Stored data
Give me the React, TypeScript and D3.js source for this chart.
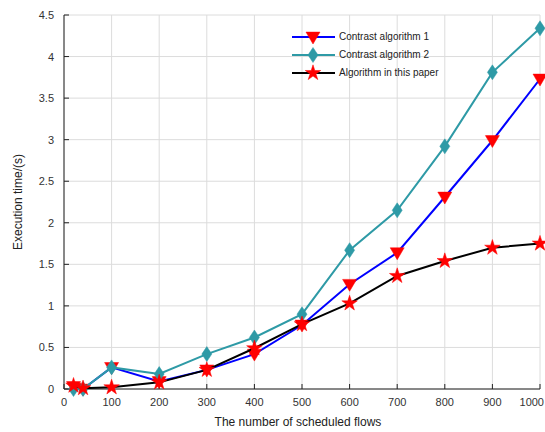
import React from "react";
import * as d3 from "d3";

const xValues = [20, 40, 100, 200, 300, 400, 500, 600, 700, 800, 900, 1000];
const algo1 = [0.03, 0.0, 0.26, 0.09, 0.23, 0.42, 0.77, 1.26, 1.64, 2.31, 2.99, 3.73];
const algo2 = [0.0, 0.0, 0.26, 0.18, 0.42, 0.62, 0.9, 1.67, 2.15, 2.92, 3.81, 4.34];
const ours = [0.04, 0.01, 0.02, 0.08, 0.23, 0.49, 0.78, 1.03, 1.36, 1.54, 1.7, 1.75];
const xTicks = [0, 100, 200, 300, 400, 500, 600, 700, 800, 900, 1000];
const yTicks = [0, 0.5, 1, 1.5, 2, 2.5, 3, 3.5, 4, 4.5];
const seriesNames = ["Contrast algorithm 1", "Contrast algorithm 2", "Algorithm in this paper"];

const W = 545, H = 432;
const left = 64, right = 540, top = 15, bottom = 389;
const FONT = "'Liberation Sans', Arial, sans-serif";

function Marker({ kind, x, y }: { kind: string; x: number; y: number }) {
  if (kind === "tri") {
    const s = 7;
    return <path d={`M${x - s},${y - s * 0.7}L${x + s},${y - s * 0.7}L${x},${y + s * 1.0}Z`} fill="#ff0000" stroke="#ff0000" strokeWidth={0.5} />;
  }
  if (kind === "dia") {
    return <path d={`M${x},${y - 7.5}L${x + 5},${y}L${x},${y + 7.5}L${x - 5},${y}Z`} fill="#2e9aa6" stroke="#2e9aa6" strokeWidth={0.5} />;
  }
  const star = d3.symbol().type(d3.symbolStar).size(75)();
  return <path d={star || ""} transform={`translate(${x},${y})`} fill="#ff0000" stroke="#ff0000" strokeWidth={0.5} />;
}

export default function App() {
  const x = d3.scaleLinear().domain([0, 1000]).range([left, right]);
  const y = d3.scaleLinear().domain([0, 4.5]).range([bottom, top]);
  const line = d3.line<number>().x((_, i) => x(xValues[i])).y((d) => y(d));
  const series = [
    { name: seriesNames[0], data: algo1, color: "#0000ff", kind: "tri" },
    { name: seriesNames[1], data: algo2, color: "#2e9aa6", kind: "dia" },
    { name: seriesNames[2], data: ours, color: "#000000", kind: "star" },
  ];
  return (
    <svg width={W} height={H} style={{ position: "absolute", left: 0, top: 0, background: "#fff" }} fontFamily={FONT}>
      <rect x={0} y={0} width={W} height={H} fill="#fff" />
      {xTicks.map((t) => (
        <line key={"gx" + t} x1={x(t)} x2={x(t)} y1={top} y2={bottom} stroke="#dcdcdc" strokeWidth={1} />
      ))}
      {yTicks.map((t) => (
        <line key={"gy" + t} x1={left} x2={right} y1={y(t)} y2={y(t)} stroke="#dcdcdc" strokeWidth={1} />
      ))}
      <line x1={left} x2={right} y1={bottom} y2={bottom} stroke="#222" strokeWidth={1} />
      <line x1={left} x2={left} y1={top} y2={bottom} stroke="#222" strokeWidth={1} />
      {xTicks.map((t) => (
        <g key={"tx" + t}>
          <line x1={x(t)} x2={x(t)} y1={bottom} y2={bottom - 5} stroke="#222" />
          <text x={t === 1000 ? W - 1 : x(t)} y={bottom + 17} textAnchor={t === 1000 ? "end" : "middle"} fontSize={11} fill="#333">{t}</text>
        </g>
      ))}
      {yTicks.map((t) => (
        <g key={"ty" + t}>
          <line x1={left} x2={left + 5} y1={y(t)} y2={y(t)} stroke="#222" />
          <text x={left - 10} y={y(t) + 4} textAnchor="end" fontSize={11} fill="#333">{t}</text>
        </g>
      ))}
      <text x={(left + right) / 2 - 4} y={426} textAnchor="middle" fontSize={12} fill="#222">The number of scheduled flows</text>
      <text transform={`translate(22,${(top + bottom) / 2}) rotate(-90)`} textAnchor="middle" fontSize={12} fill="#222">Execution time/(s)</text>
      {series.map((s) => (
        <g key={s.name}>
          <path d={line(s.data) || ""} fill="none" stroke={s.color} strokeWidth={2} />
          {s.data.map((v, i) => (
            <Marker key={i} kind={s.kind} x={x(xValues[i])} y={y(v)} />
          ))}
        </g>
      ))}
      {series.map((s, i) => {
        const ly = 37 + i * 18;
        return (
          <g key={"lg" + s.name}>
            <line x1={292} x2={335} y1={ly} y2={ly} stroke={s.color} strokeWidth={2} />
            <Marker kind={s.kind} x={313} y={ly} />
            <text x={339} y={ly + 3} fontSize={10} fill="#222">{s.name}</text>
          </g>
        );
      })}
    </svg>
  );
}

Stated problem
Copy out the listing exactly as it stands, but not the pictures.

Complete response
Give me the React, TypeScript and D3.js source for this chart.
import React from "react";
import * as d3 from "d3";

const xValues = [20, 40, 100, 200, 300, 400, 500, 600, 700, 800, 900, 1000];
const algo1 = [0.03, 0.0, 0.26, 0.09, 0.23, 0.42, 0.77, 1.26, 1.64, 2.31, 2.99, 3.73];
const algo2 = [0.0, 0.0, 0.26, 0.18, 0.42, 0.62, 0.9, 1.67, 2.15, 2.92, 3.81, 4.34];
const ours = [0.04, 0.01, 0.02, 0.08, 0.23, 0.49, 0.78, 1.03, 1.36, 1.54, 1.7, 1.75];
const xTicks = [0, 100, 200, 300, 400, 500, 600, 700, 800, 900, 1000];
const yTicks = [0, 0.5, 1, 1.5, 2, 2.5, 3, 3.5, 4, 4.5];
const seriesNames = ["Contrast algorithm 1", "Contrast algorithm 2", "Algorithm in this paper"];

const W = 545, H = 432;
const left = 64, right = 540, top = 15, bottom = 389;
const FONT = "'Liberation Sans', Arial, sans-serif";

function Marker({ kind, x, y }: { kind: string; x: number; y: number }) {
  if (kind === "tri") {
    const s = 7;
    return <path d={`M${x - s},${y - s * 0.7}L${x + s},${y - s * 0.7}L${x},${y + s * 1.0}Z`} fill="#ff0000" stroke="#ff0000" strokeWidth={0.5} />;
  }
  if (kind === "dia") {
    return <path d={`M${x},${y - 7.5}L${x + 5},${y}L${x},${y + 7.5}L${x - 5},${y}Z`} fill="#2e9aa6" stroke="#2e9aa6" strokeWidth={0.5} />;
  }
  const star = d3.symbol().type(d3.symbolStar).size(75)();
  return <path d={star || ""} transform={`translate(${x},${y})`} fill="#ff0000" stroke="#ff0000" strokeWidth={0.5} />;
}

export default function App() {
  const x = d3.scaleLinear().domain([0, 1000]).range([left, right]);
  const y = d3.scaleLinear().domain([0, 4.5]).range([bottom, top]);
  const line = d3.line<number>().x((_, i) => x(xValues[i])).y((d) => y(d));
  const series = [
    { name: seriesNames[0], data: algo1, color: "#0000ff", kind: "tri" },
    { name: seriesNames[1], data: algo2, color: "#2e9aa6", kind: "dia" },
    { name: seriesNames[2], data: ours, color: "#000000", kind: "star" },
  ];
  return (
    <svg width={W} height={H} style={{ position: "absolute", left: 0, top: 0, background: "#fff" }} fontFamily={FONT}>
      <rect x={0} y={0} width={W} height={H} fill="#fff" />
      {xTicks.map((t) => (
        <line key={"gx" + t} x1={x(t)} x2={x(t)} y1={top} y2={bottom} stroke="#dcdcdc" strokeWidth={1} />
      ))}
      {yTicks.map((t) => (
        <line key={"gy" + t} x1={left} x2={right} y1={y(t)} y2={y(t)} stroke="#dcdcdc" strokeWidth={1} />
      ))}
      <line x1={left} x2={right} y1={bottom} y2={bottom} stroke="#222" strokeWidth={1} />
      <line x1={left} x2={left} y1={top} y2={bottom} stroke="#222" strokeWidth={1} />
      {xTicks.map((t) => (
        <g key={"tx" + t}>
          <line x1={x(t)} x2={x(t)} y1={bottom} y2={bottom - 5} stroke="#222" />
          <text x={t === 1000 ? W - 1 : x(t)} y={bottom + 17} textAnchor={t === 1000 ? "end" : "middle"} fontSize={11} fill="#333">{t}</text>
        </g>
      ))}
      {yTicks.map((t) => (
        <g key={"ty" + t}>
          <line x1={left} x2={left + 5} y1={y(t)} y2={y(t)} stroke="#222" />
          <text x={left - 10} y={y(t) + 4} textAnchor="end" fontSize={11} fill="#333">{t}</text>
        </g>
      ))}
      <text x={(left + right) / 2 - 4} y={426} textAnchor="middle" fontSize={12} fill="#222">The number of scheduled flows</text>
      <text transform={`translate(22,${(top + bottom) / 2}) rotate(-90)`} textAnchor="middle" fontSize={12} fill="#222">Execution time/(s)</text>
      {series.map((s) => (
        <g key={s.name}>
          <path d={line(s.data) || ""} fill="none" stroke={s.color} strokeWidth={2} />
          {s.data.map((v, i) => (
            <Marker key={i} kind={s.kind} x={x(xValues[i])} y={y(v)} />
          ))}
        </g>
      ))}
      {series.map((s, i) => {
        const ly = 37 + i * 18;
        return (
          <g key={"lg" + s.name}>
            <line x1={292} x2={335} y1={ly} y2={ly} stroke={s.color} strokeWidth={2} />
            <Marker kind={s.kind} x={313} y={ly} />
            <text x={339} y={ly + 3} fontSize={10} fill="#222">{s.name}</text>
          </g>
        );
      })}
    </svg>
  );
}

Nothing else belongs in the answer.